Answer with one number: how many lines hold the string "this".
:: Exercise material
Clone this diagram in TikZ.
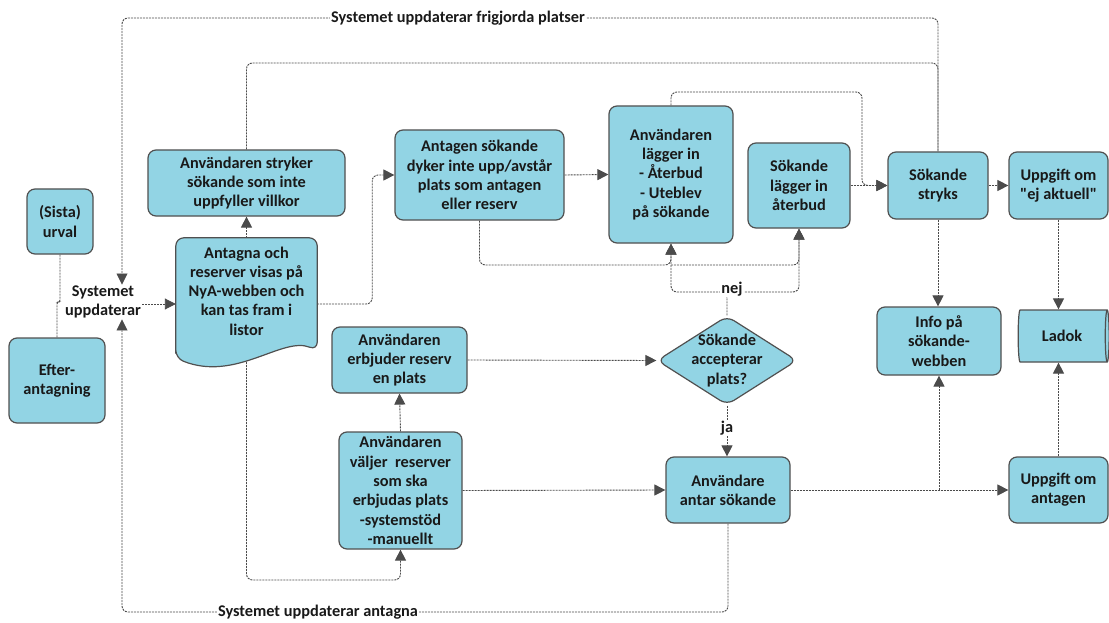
::::
:: Exercise material
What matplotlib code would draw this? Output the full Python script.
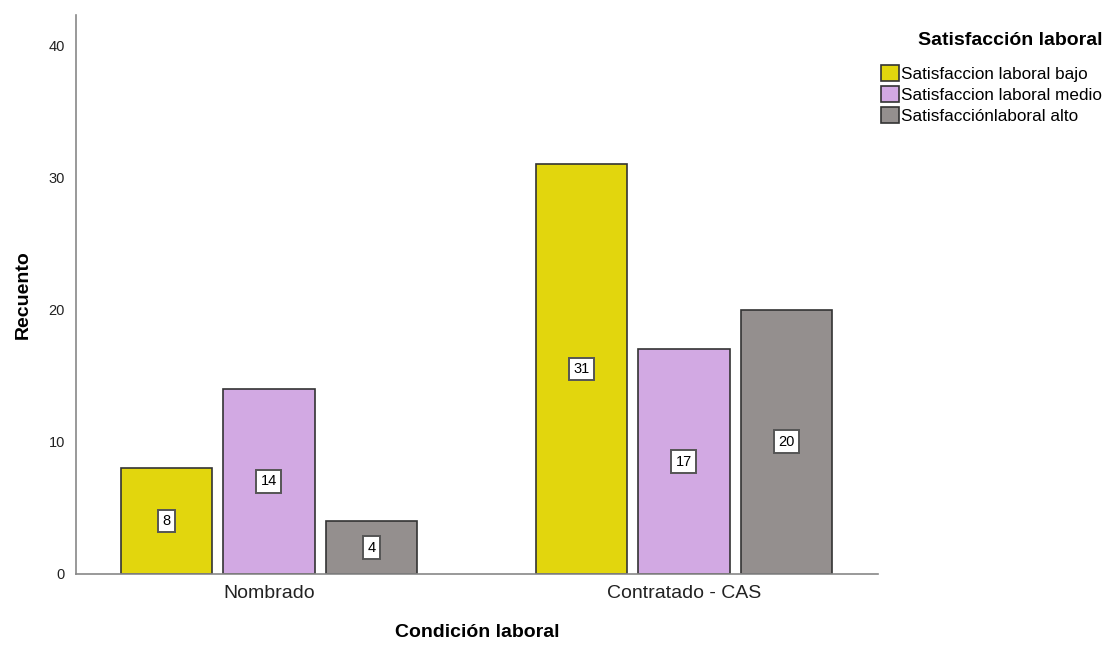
::::
:: Exercise material
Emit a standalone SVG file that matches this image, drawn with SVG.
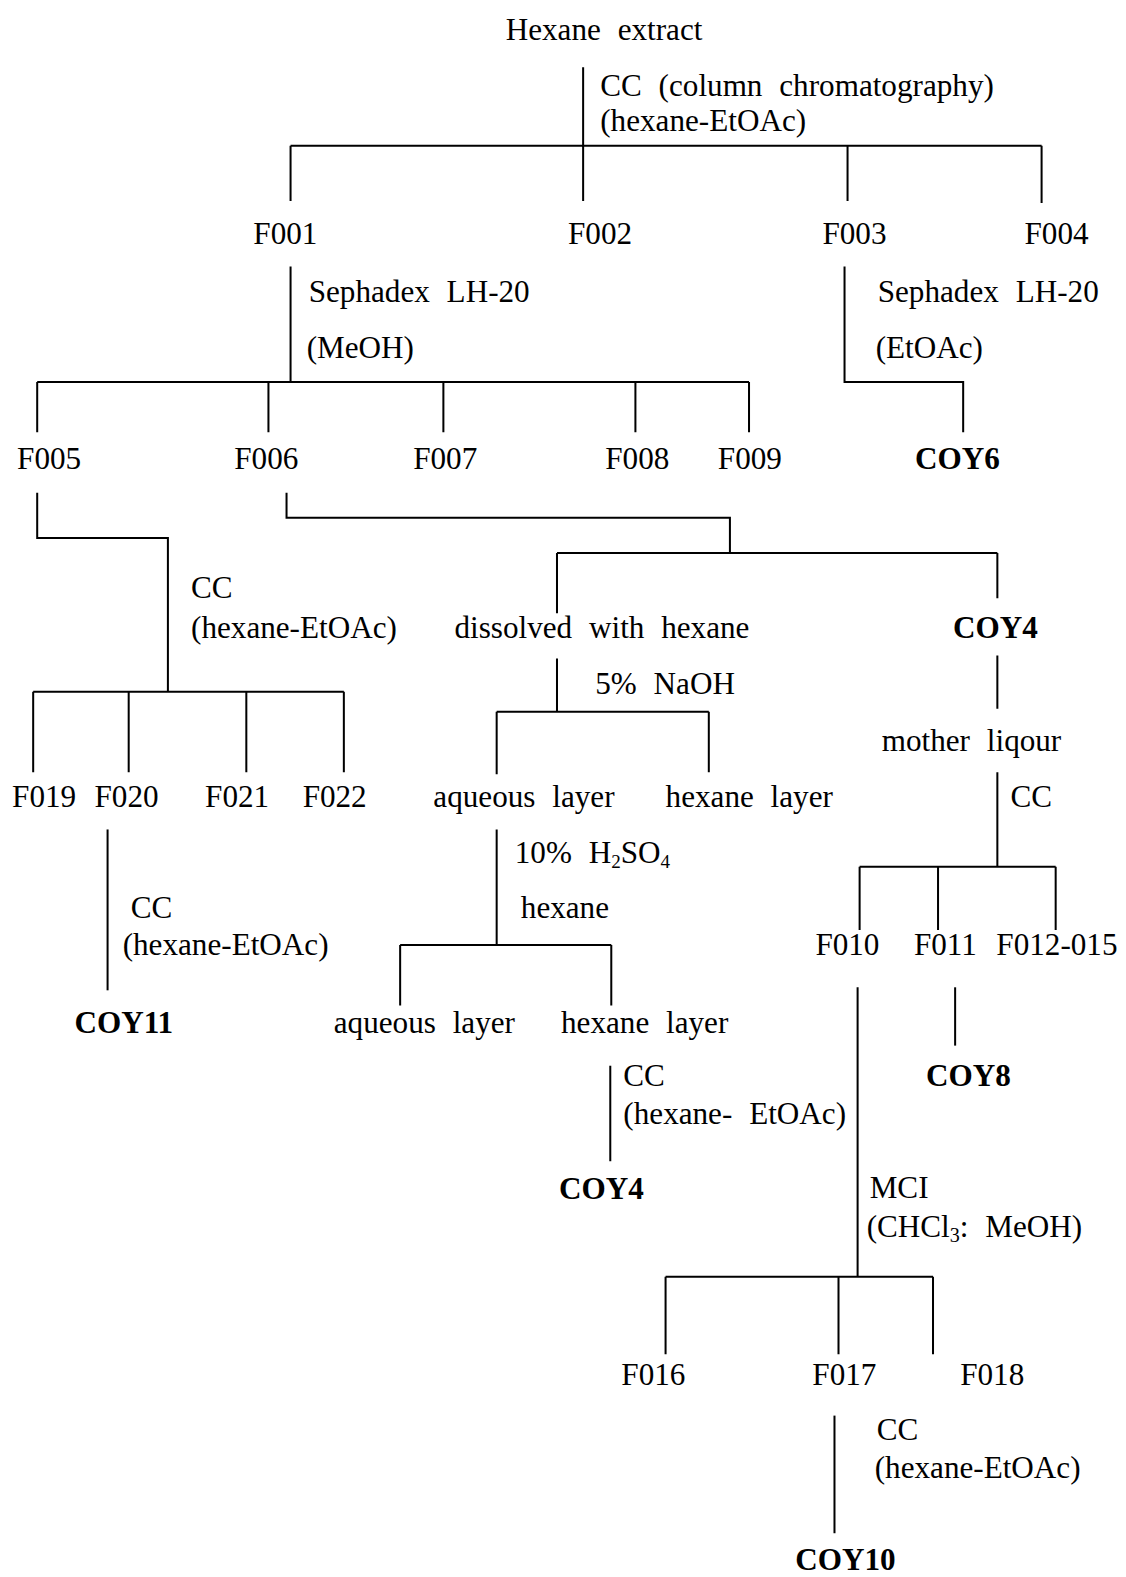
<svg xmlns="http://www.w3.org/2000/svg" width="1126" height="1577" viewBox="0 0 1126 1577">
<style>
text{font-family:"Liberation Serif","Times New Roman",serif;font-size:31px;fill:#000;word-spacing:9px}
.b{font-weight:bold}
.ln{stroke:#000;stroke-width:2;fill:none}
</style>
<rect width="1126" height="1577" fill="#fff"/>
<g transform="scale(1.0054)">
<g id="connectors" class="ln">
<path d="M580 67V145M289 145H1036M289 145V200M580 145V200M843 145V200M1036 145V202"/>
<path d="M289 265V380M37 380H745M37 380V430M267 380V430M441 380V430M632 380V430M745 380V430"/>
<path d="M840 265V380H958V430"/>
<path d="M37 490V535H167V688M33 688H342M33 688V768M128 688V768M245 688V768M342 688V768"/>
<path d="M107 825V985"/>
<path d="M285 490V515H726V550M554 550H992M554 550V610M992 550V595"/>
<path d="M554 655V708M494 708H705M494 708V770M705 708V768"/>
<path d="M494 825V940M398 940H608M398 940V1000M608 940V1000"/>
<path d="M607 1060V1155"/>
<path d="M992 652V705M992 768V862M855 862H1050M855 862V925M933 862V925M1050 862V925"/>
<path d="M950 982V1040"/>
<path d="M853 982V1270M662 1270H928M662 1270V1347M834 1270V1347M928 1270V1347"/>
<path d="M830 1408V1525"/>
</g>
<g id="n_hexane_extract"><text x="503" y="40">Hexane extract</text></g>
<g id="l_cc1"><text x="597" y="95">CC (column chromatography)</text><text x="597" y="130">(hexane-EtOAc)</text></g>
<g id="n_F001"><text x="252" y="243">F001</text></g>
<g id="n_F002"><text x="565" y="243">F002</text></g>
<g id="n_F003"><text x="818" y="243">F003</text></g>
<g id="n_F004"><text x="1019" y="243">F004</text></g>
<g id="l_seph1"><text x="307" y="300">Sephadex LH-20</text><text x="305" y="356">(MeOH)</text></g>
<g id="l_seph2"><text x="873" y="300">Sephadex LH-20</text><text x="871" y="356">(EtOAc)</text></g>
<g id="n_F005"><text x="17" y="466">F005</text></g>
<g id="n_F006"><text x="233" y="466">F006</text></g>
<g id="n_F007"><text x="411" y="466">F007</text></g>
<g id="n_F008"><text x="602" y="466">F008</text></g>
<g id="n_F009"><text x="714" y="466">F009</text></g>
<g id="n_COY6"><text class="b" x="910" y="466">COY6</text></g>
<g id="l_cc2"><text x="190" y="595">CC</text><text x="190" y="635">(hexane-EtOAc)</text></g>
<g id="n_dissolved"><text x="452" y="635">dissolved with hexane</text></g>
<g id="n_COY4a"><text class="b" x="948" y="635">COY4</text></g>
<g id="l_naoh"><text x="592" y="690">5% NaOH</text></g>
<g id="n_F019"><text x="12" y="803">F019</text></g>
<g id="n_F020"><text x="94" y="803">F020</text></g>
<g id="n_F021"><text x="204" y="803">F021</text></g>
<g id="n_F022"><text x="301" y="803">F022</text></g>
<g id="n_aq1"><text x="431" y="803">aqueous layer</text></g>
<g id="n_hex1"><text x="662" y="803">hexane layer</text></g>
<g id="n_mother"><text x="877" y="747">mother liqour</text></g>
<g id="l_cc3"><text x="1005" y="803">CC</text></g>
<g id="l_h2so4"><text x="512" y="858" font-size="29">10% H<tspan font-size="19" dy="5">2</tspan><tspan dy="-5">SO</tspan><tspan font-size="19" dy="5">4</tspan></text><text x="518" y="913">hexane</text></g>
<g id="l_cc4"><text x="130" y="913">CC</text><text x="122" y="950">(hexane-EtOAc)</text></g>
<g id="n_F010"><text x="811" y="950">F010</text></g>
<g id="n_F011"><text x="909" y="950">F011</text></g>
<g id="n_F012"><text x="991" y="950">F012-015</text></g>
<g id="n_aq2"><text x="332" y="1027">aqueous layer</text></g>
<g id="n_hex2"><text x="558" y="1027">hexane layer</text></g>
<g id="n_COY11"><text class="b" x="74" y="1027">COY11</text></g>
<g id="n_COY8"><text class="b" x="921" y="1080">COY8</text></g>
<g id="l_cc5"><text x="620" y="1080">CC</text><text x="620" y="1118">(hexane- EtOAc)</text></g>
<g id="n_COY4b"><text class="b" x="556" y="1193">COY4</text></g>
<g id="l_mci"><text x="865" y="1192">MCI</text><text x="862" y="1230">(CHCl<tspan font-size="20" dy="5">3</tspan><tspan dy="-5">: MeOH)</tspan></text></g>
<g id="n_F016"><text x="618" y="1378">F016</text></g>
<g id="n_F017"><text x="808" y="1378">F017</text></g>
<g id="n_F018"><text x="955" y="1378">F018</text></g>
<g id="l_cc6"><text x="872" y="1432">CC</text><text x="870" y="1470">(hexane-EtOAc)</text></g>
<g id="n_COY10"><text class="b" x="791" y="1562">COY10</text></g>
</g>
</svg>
::::
◆ Completed task ◆
3